306 miles from Mexico
I can’t sleep. I don’t know. The internet is there on my phone and there’s so much to do, such a flood of bleeps and bloops and bits of data that mean everything but really nothing and oh, I can’t sleep. And it’s too hot in the hotel room. Or too cold? And I’ve eaten too much dinner. Or not enough? And someone is snoring. And do you think there’s a place online I can buy chapulines, those fried seasoned grasshoppers they sell in Mexico? I’d really like to try eating those as trail food. I turn my phone on in the dark room. I don’t find the grasshoppers but I do order a popcan stove. I’m getting a stove! I imagine myself making some salty instant rice dish and crumbling fried grasshoppers into it. And pork rinds. Trail cuisine really is its own special thing.
In spite of various people snoring I do eventually drift off only to shoot awake again at 5:30. Oh hotel rooms. If I have ever slept well in one I do not remember it.
Breakfast at the Adobe Cafe is just as fantastically wonderful as dinner was the night before. I have sausage, eggs, gluten-free pancakes (!!) and a pot of loose-leaf organic green tea, steeped exactly perfect. The boys have huge cheesy melted breakfast burritos and biscuits and gravy. I order a slice of gluten-free tiramisu (!!) to go. By the time we’re back on trail at 10 a.m., we are all ready for a nap. But no matter. Morale is high! Reserve, New Mexico is a tiny oasis of super-friendly hippie cattle ranchers who make the best ribs this side of the milky way. It was totally random and we went there and it was awesome! We’re practically skipping down the trail.

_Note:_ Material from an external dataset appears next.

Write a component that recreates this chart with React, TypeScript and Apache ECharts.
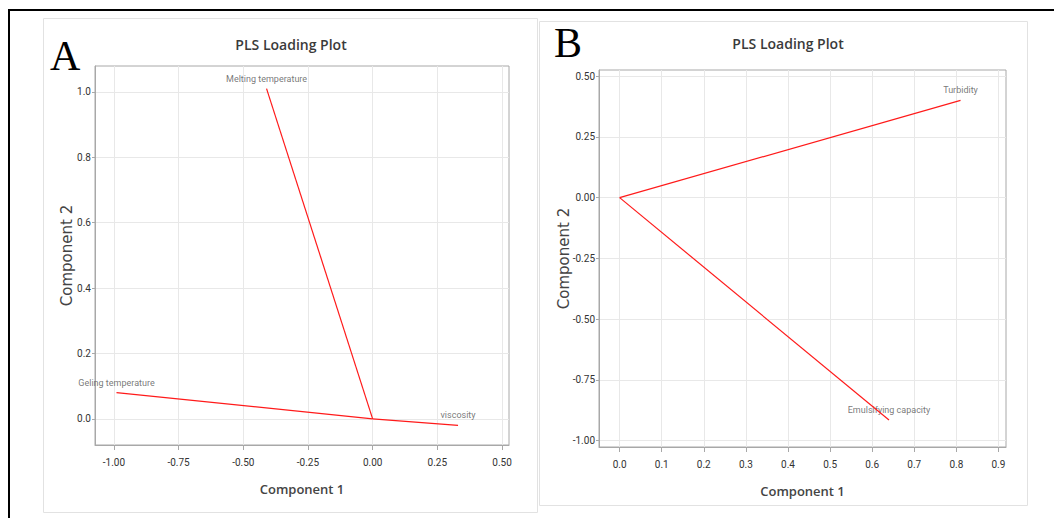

“The fat on them,” says Track Meat, as we hike through the cool pine forest on the jeep road that will take us all the way to pie town. “Do you remember the fat on those ribs?”
In the afternoon we reach the fire lookout atop Mangus Mountain and we climb up the metal stairs in the howling wind to the glass-walled hut on top. Inside there is an older gentleman, listening to squaks from a CB radio and writing things on a notepad. This man kindly points out various features to us in the landscape, which consists of broad valleys and strangely shaped mountains, everything covered in pine forest.
“I new nothing about New Mexico before hiking the CDT,” I tell the man. “Now I’ll always remember it as high-altitude pine forests and a convoluted network of dirt forest service roads.”
Speaking of dirt forest service roads, we’re on the same one all day, and tomorrow we’ll take it the last 17 miles to Pie Town. Whatever “Pie Town” is, if there even is a Pie Town. After the Adobe Cafe in Reserve, I’m not sure anything will ever compare. That place was like the Stehekin of the CDT! Future hikers take note.
The sky does wild things while I walk the long flat dirt road. O Tempestuous clouds! Camp finds us at a cattle tank on a grassy slope, watching the light move while we cook our dinners. A drunk rancher rolls to a stop in his pickup and gets out to watch the sunset with us, gives everyone bud light. Then the rain begins to fall and we retreat into our tents.